In late November, Squyres and his science team completed the last operations-readiness test at JPL. The team simulated five Martian days of driving a practice rover, using the vehicle’s version of a geologist’s rock hammer, the rock abrasion tool, or RAT. "We use it to remove the outer layers of a rock so that we can see what lies underneath," said Squyres in his online diary.
The team spotted a rock to study, nicknaming it Fromage, which means "cheese" in French. "Bait for the RAT, get it?" joked Squyres. "We drove the rover to Fromage, stuck out the arm, and used the RAT to grind a beautiful circular hole in it. Then we stuck [the Athena] instruments into the hole and got fantastic data. It was by far our coolest [test] yet. It was nice to finish up on such a high note."
The chronicles include an insider’s view of hardware tests and site selection to problem solving and science planning on the surface of Mars .
December 13, 2003
It’s less than three weeks until Spirit lands. Our last operations readiness test is over. The final flight software has been loaded onto both Spirit and Opportunity, and we’ve finished and tested all of the instrument commands for the first week after we land. Final pre-landing health checks are done on all the instruments. The spacecraft are ready to go.
Jamming on a Jammed Instrument
During in-flight testing of the Athena instruments aboard Spirit in August, the Mössbauer spectrometer’s drive system appeared to be jammed. Scientists and technicians from Germany and from the mission manager, the Jet Propulsion Laboratory (JPL) in Pasadena, Calif., worked slowly and methodically to solve the problem. Squyres reported that there was a minor obstruction in the drive system, probably a bent wire.
The Mössbauer spectrometer will analyze the composition and abundance of iron-bearing minerals to gather information about early Martian environmental conditions. The instrument was provided by Germany.
"You try to design an instrument with lots of margin," said Squyres
"In other words, you try to make it better than it really needs to be. That way, if something goes wrong, it might still work okay after you make an adjustment. We did [this] on our Mössbauer, and it paid off big time," he said.
The scientists adjusted the instrument’s vibration velocity and the frequency, giving it less total motion. "While we never expected to operate the instrument with a total motion that small, we built it with enough margin that the spectrometer still will work properly on Mars," Squyres said.
Down here on Earth, we’re a little less ready. Once these things hit the ground, our whole team is going to be completely consumed by flight operations for months.

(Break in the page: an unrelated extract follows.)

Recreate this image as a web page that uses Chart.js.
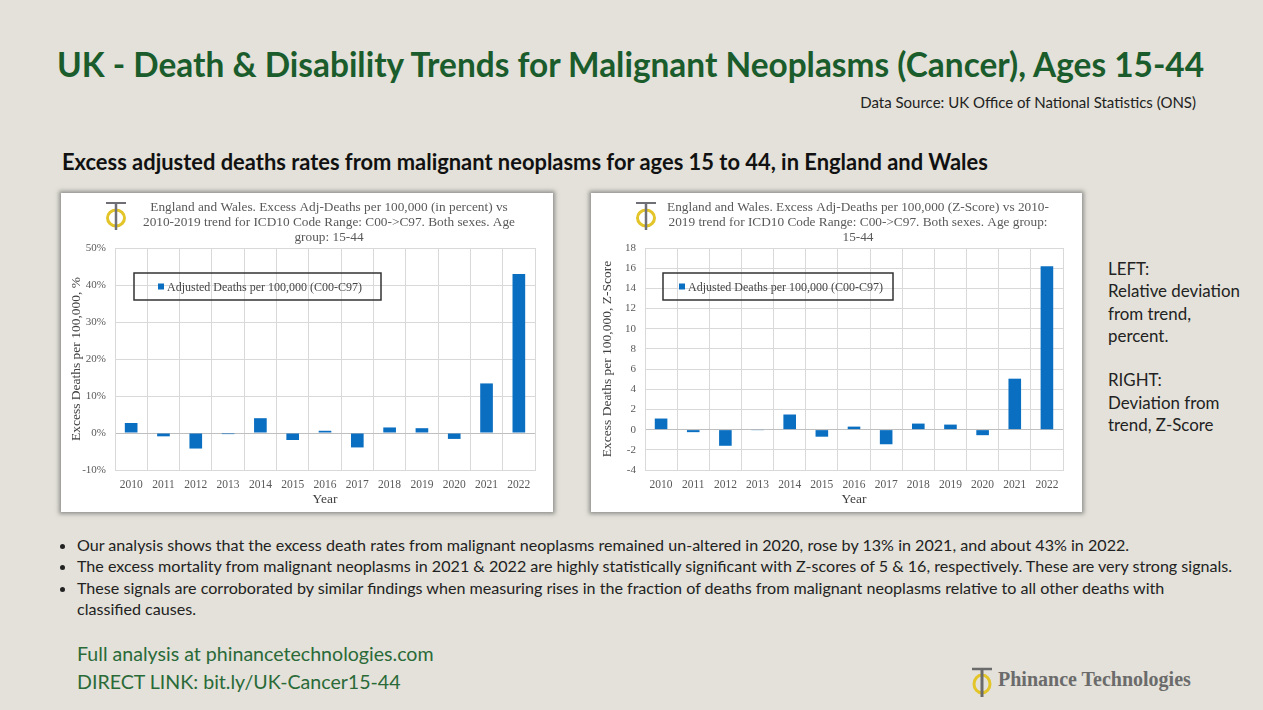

So the focus now is getting our lives in order so that we won’t have too many distractions when the time comes. Dentist appointments. Haircuts. Drivers license renewals. Flu shots. All the little things we’ve neglected for the past six months while we’ve been getting ready to land, or that we know we won’t have time for for who knows how many months after we land.
And then there’s the matter of sleep. It’s too bad we can’t save it up now, because we’re not going to be getting a lot of it after landing! But least we’re trying to make sure that everybody gets rested and healthy, so that we start off in good shape. Anyway, the plan is that in another couple of weeks the team will be as ready for all this as Spirit and Opportunity are now.
December 23, 2003
As I write this, it’s twelve days until Spirit lands at Gusev Crater. Everything is done now except the final trajectory correction maneuvers, and even those are close to being upon us.
After all these years, it’s hard to believe that we’re finally almost there. Our science payload first came together as a rough idea about a decade ago, built up from instrument concepts that had already been in work for years before that.
We began figuring out how to put it on a rover back in ’95, and we’ve been designing and building flight hardware in earnest since ’97. Starting in 2000, an army of hundreds of incredibly talented and dedicated engineers from the Jet Propulsion Laboratory and elsewhere raced to make the concept a reality in time for launch. We made it to the launch pad against some pretty long odds, and now we’re about to make it to Mars. Twice.
And there, starting on the night of January 3rd, all those years of work are going to come down to a six-minute make-or-break plunge through the martian atmosphere. Heck of a way to make a living, eh?
But I wouldn’t trade it for anything.
For the past couple of weeks, I’ve been advising my team to rest up, take it easy, spend some time with their families, and get ready for the stress and fatigue of flight operations. I’m going to take my own advice now, and make this the last web page update for the next twelve days or so.